| Problem requirements |
All of the lines below are to be printed again exactly; images are excluded from the output.

| Provided data |
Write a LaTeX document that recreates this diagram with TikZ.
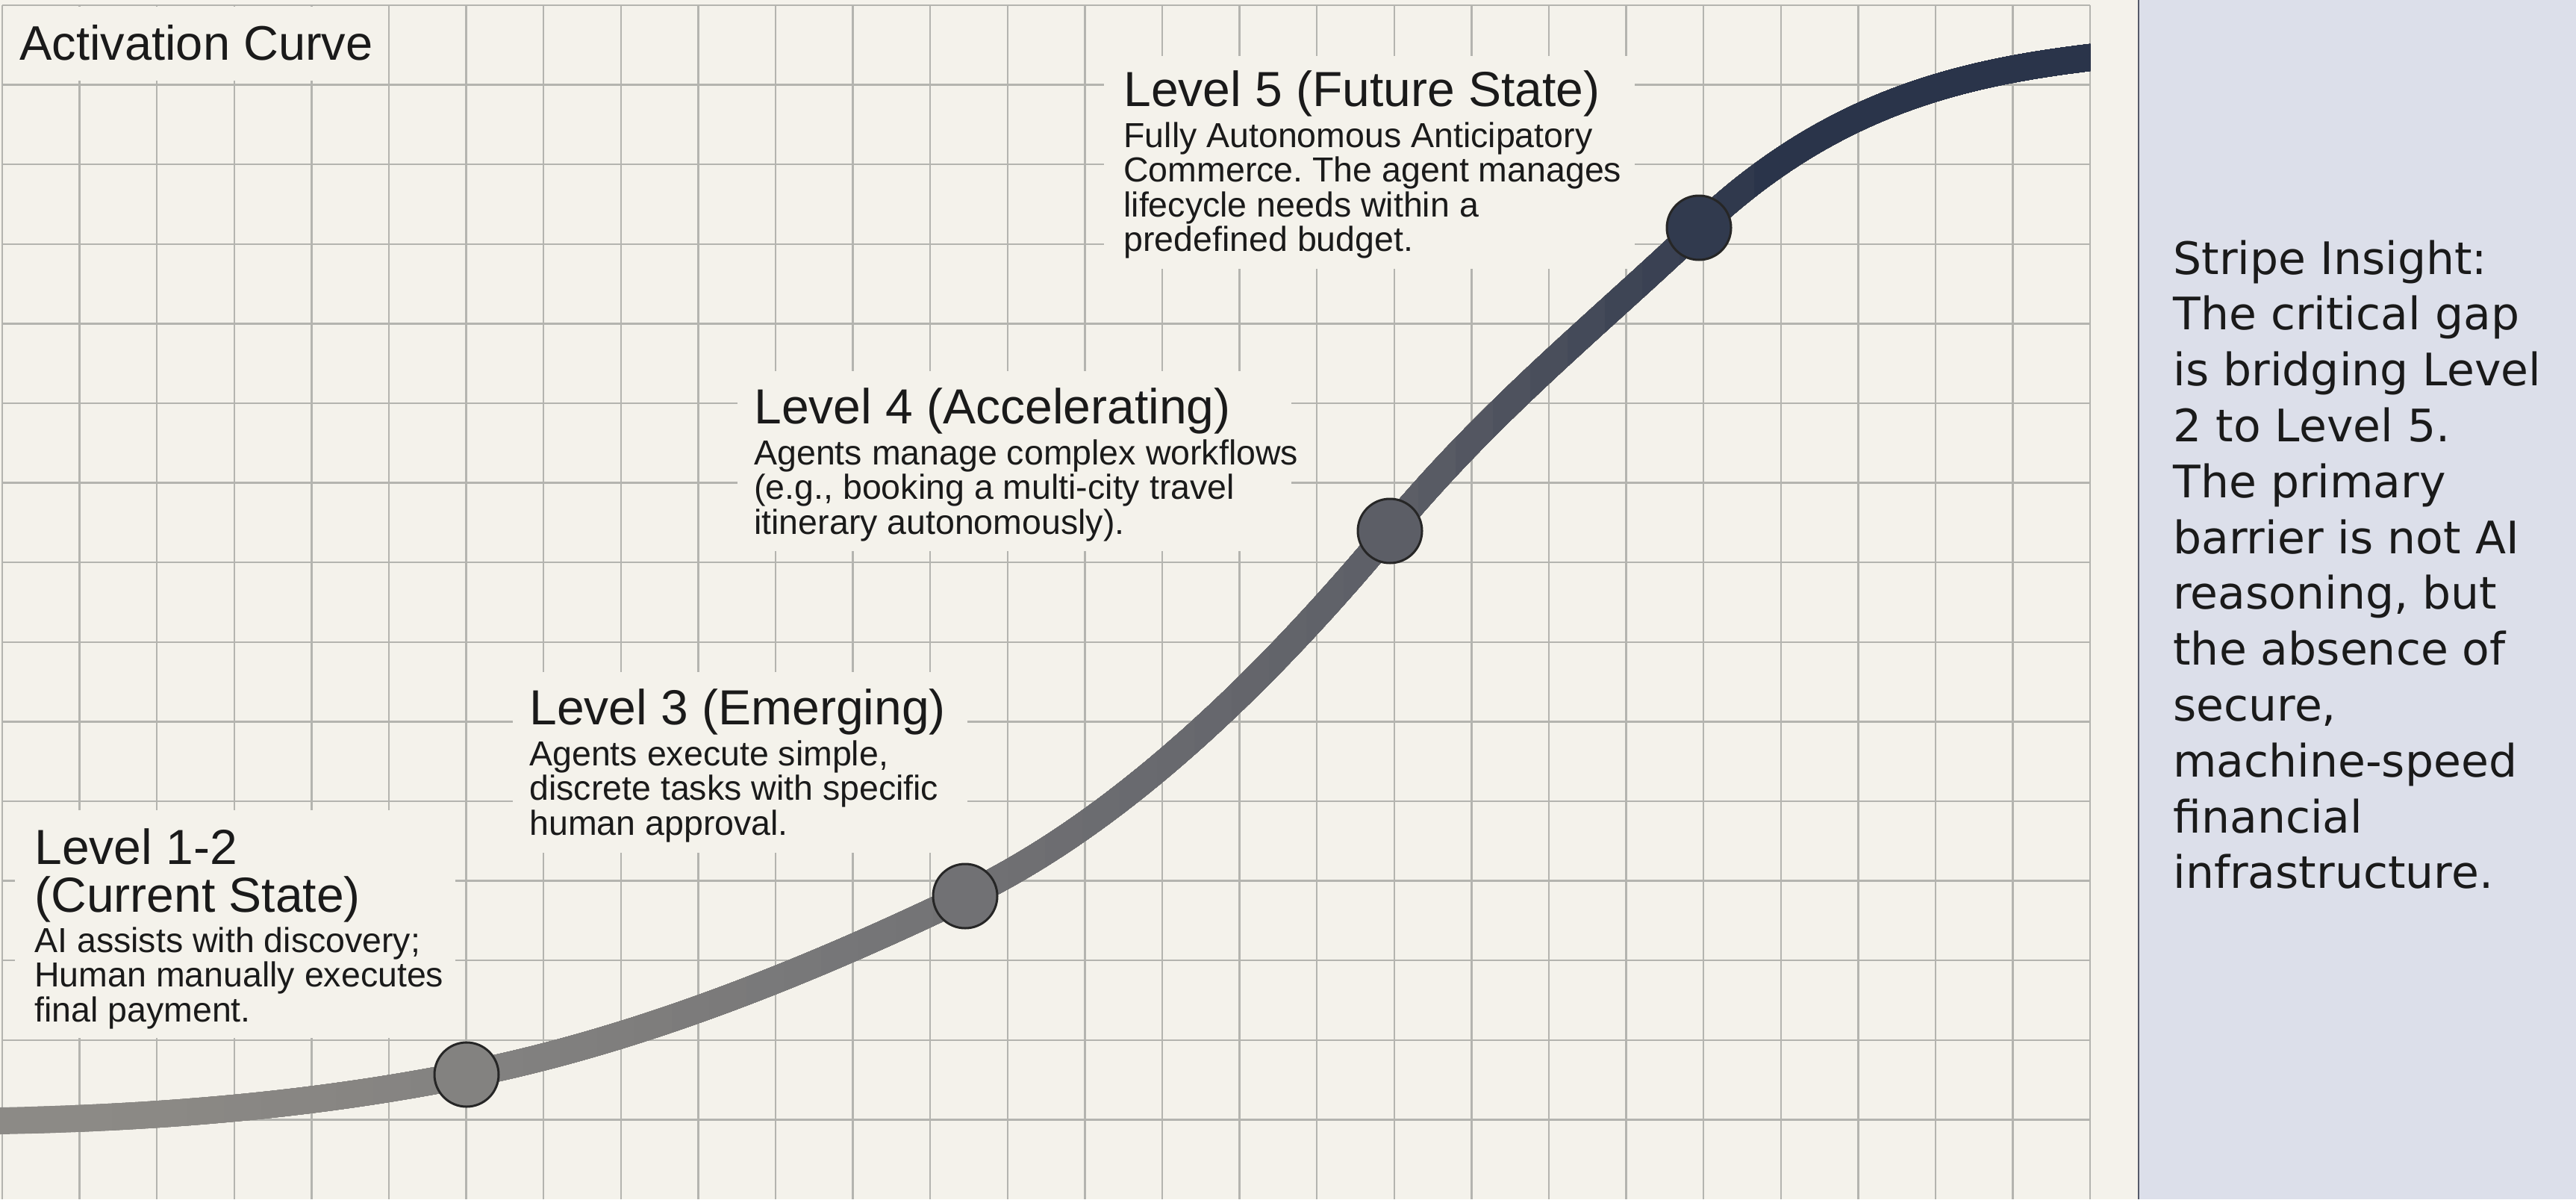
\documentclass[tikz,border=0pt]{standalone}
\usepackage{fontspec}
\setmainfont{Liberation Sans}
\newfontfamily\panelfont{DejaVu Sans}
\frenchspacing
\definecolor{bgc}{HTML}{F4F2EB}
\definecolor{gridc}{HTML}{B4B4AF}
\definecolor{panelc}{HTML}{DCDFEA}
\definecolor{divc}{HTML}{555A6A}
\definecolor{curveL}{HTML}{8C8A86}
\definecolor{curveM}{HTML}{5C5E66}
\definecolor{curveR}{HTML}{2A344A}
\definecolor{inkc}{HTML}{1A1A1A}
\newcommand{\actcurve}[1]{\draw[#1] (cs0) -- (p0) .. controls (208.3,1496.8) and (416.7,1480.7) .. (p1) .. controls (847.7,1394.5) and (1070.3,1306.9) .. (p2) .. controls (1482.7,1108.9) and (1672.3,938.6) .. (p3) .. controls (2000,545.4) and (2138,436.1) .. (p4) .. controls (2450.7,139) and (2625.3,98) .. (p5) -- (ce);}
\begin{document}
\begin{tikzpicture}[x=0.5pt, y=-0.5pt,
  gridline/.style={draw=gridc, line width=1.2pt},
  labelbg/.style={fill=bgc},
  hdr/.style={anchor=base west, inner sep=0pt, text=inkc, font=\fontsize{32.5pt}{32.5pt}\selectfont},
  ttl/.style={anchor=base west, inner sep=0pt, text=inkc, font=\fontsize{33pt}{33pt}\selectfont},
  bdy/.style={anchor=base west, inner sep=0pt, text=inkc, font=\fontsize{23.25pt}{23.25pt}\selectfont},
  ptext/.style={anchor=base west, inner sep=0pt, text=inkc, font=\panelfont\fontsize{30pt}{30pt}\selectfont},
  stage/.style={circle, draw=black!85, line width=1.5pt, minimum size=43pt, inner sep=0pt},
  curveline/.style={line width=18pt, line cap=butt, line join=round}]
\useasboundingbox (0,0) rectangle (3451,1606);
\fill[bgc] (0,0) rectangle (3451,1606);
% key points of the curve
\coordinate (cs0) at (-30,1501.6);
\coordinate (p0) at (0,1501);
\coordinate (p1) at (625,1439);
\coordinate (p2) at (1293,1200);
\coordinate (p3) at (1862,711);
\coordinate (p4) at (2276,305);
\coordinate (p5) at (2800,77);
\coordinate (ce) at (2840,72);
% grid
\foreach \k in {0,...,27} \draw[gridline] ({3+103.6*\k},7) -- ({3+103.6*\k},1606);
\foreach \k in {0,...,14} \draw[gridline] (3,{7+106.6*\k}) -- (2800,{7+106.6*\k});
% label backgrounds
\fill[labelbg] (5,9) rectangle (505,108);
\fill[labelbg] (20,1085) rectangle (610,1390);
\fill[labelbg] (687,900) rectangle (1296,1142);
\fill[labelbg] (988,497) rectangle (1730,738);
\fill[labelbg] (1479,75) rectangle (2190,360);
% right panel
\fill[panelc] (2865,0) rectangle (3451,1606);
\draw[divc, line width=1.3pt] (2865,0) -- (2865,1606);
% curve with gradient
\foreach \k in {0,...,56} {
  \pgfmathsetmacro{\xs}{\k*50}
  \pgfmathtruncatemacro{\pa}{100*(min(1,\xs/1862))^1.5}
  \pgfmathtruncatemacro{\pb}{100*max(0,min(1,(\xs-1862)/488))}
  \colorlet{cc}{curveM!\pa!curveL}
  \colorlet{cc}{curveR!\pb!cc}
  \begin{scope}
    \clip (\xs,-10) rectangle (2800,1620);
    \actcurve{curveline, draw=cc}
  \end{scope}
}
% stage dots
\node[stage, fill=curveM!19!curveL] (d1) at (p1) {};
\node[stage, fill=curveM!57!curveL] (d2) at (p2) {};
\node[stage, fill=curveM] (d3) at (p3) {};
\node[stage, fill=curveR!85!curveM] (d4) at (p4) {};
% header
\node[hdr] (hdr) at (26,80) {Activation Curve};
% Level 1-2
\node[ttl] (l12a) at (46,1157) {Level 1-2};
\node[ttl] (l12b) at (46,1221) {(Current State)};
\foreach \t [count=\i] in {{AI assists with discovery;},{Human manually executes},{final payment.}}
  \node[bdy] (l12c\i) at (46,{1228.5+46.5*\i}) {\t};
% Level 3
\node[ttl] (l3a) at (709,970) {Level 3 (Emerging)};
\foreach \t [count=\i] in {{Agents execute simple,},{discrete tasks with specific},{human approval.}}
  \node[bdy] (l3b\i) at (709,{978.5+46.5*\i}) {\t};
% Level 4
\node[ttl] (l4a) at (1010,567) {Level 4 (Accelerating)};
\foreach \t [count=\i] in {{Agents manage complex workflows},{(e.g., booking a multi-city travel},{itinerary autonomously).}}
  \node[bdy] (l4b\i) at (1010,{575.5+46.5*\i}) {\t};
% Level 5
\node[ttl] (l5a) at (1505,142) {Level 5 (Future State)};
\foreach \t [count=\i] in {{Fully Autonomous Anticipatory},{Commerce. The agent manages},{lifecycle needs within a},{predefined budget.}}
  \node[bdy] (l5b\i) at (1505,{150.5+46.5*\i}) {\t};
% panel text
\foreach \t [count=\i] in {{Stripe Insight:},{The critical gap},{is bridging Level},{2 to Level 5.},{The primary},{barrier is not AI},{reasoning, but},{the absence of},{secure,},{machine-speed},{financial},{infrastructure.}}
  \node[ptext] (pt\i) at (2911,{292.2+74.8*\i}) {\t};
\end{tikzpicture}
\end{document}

| Exercise response |
Write a LaTeX document that recreates this diagram with TikZ.
\documentclass[tikz,border=0pt]{standalone}
\usepackage{fontspec}
\setmainfont{Liberation Sans}
\newfontfamily\panelfont{DejaVu Sans}
\frenchspacing
\definecolor{bgc}{HTML}{F4F2EB}
\definecolor{gridc}{HTML}{B4B4AF}
\definecolor{panelc}{HTML}{DCDFEA}
\definecolor{divc}{HTML}{555A6A}
\definecolor{curveL}{HTML}{8C8A86}
\definecolor{curveM}{HTML}{5C5E66}
\definecolor{curveR}{HTML}{2A344A}
\definecolor{inkc}{HTML}{1A1A1A}
\newcommand{\actcurve}[1]{\draw[#1] (cs0) -- (p0) .. controls (208.3,1496.8) and (416.7,1480.7) .. (p1) .. controls (847.7,1394.5) and (1070.3,1306.9) .. (p2) .. controls (1482.7,1108.9) and (1672.3,938.6) .. (p3) .. controls (2000,545.4) and (2138,436.1) .. (p4) .. controls (2450.7,139) and (2625.3,98) .. (p5) -- (ce);}
\begin{document}
\begin{tikzpicture}[x=0.5pt, y=-0.5pt,
  gridline/.style={draw=gridc, line width=1.2pt},
  labelbg/.style={fill=bgc},
  hdr/.style={anchor=base west, inner sep=0pt, text=inkc, font=\fontsize{32.5pt}{32.5pt}\selectfont},
  ttl/.style={anchor=base west, inner sep=0pt, text=inkc, font=\fontsize{33pt}{33pt}\selectfont},
  bdy/.style={anchor=base west, inner sep=0pt, text=inkc, font=\fontsize{23.25pt}{23.25pt}\selectfont},
  ptext/.style={anchor=base west, inner sep=0pt, text=inkc, font=\panelfont\fontsize{30pt}{30pt}\selectfont},
  stage/.style={circle, draw=black!85, line width=1.5pt, minimum size=43pt, inner sep=0pt},
  curveline/.style={line width=18pt, line cap=butt, line join=round}]
\useasboundingbox (0,0) rectangle (3451,1606);
\fill[bgc] (0,0) rectangle (3451,1606);
% key points of the curve
\coordinate (cs0) at (-30,1501.6);
\coordinate (p0) at (0,1501);
\coordinate (p1) at (625,1439);
\coordinate (p2) at (1293,1200);
\coordinate (p3) at (1862,711);
\coordinate (p4) at (2276,305);
\coordinate (p5) at (2800,77);
\coordinate (ce) at (2840,72);
% grid
\foreach \k in {0,...,27} \draw[gridline] ({3+103.6*\k},7) -- ({3+103.6*\k},1606);
\foreach \k in {0,...,14} \draw[gridline] (3,{7+106.6*\k}) -- (2800,{7+106.6*\k});
% label backgrounds
\fill[labelbg] (5,9) rectangle (505,108);
\fill[labelbg] (20,1085) rectangle (610,1390);
\fill[labelbg] (687,900) rectangle (1296,1142);
\fill[labelbg] (988,497) rectangle (1730,738);
\fill[labelbg] (1479,75) rectangle (2190,360);
% right panel
\fill[panelc] (2865,0) rectangle (3451,1606);
\draw[divc, line width=1.3pt] (2865,0) -- (2865,1606);
% curve with gradient
\foreach \k in {0,...,56} {
  \pgfmathsetmacro{\xs}{\k*50}
  \pgfmathtruncatemacro{\pa}{100*(min(1,\xs/1862))^1.5}
  \pgfmathtruncatemacro{\pb}{100*max(0,min(1,(\xs-1862)/488))}
  \colorlet{cc}{curveM!\pa!curveL}
  \colorlet{cc}{curveR!\pb!cc}
  \begin{scope}
    \clip (\xs,-10) rectangle (2800,1620);
    \actcurve{curveline, draw=cc}
  \end{scope}
}
% stage dots
\node[stage, fill=curveM!19!curveL] (d1) at (p1) {};
\node[stage, fill=curveM!57!curveL] (d2) at (p2) {};
\node[stage, fill=curveM] (d3) at (p3) {};
\node[stage, fill=curveR!85!curveM] (d4) at (p4) {};
% header
\node[hdr] (hdr) at (26,80) {Activation Curve};
% Level 1-2
\node[ttl] (l12a) at (46,1157) {Level 1-2};
\node[ttl] (l12b) at (46,1221) {(Current State)};
\foreach \t [count=\i] in {{AI assists with discovery;},{Human manually executes},{final payment.}}
  \node[bdy] (l12c\i) at (46,{1228.5+46.5*\i}) {\t};
% Level 3
\node[ttl] (l3a) at (709,970) {Level 3 (Emerging)};
\foreach \t [count=\i] in {{Agents execute simple,},{discrete tasks with specific},{human approval.}}
  \node[bdy] (l3b\i) at (709,{978.5+46.5*\i}) {\t};
% Level 4
\node[ttl] (l4a) at (1010,567) {Level 4 (Accelerating)};
\foreach \t [count=\i] in {{Agents manage complex workflows},{(e.g., booking a multi-city travel},{itinerary autonomously).}}
  \node[bdy] (l4b\i) at (1010,{575.5+46.5*\i}) {\t};
% Level 5
\node[ttl] (l5a) at (1505,142) {Level 5 (Future State)};
\foreach \t [count=\i] in {{Fully Autonomous Anticipatory},{Commerce. The agent manages},{lifecycle needs within a},{predefined budget.}}
  \node[bdy] (l5b\i) at (1505,{150.5+46.5*\i}) {\t};
% panel text
\foreach \t [count=\i] in {{Stripe Insight:},{The critical gap},{is bridging Level},{2 to Level 5.},{The primary},{barrier is not AI},{reasoning, but},{the absence of},{secure,},{machine-speed},{financial},{infrastructure.}}
  \node[ptext] (pt\i) at (2911,{292.2+74.8*\i}) {\t};
\end{tikzpicture}
\end{document}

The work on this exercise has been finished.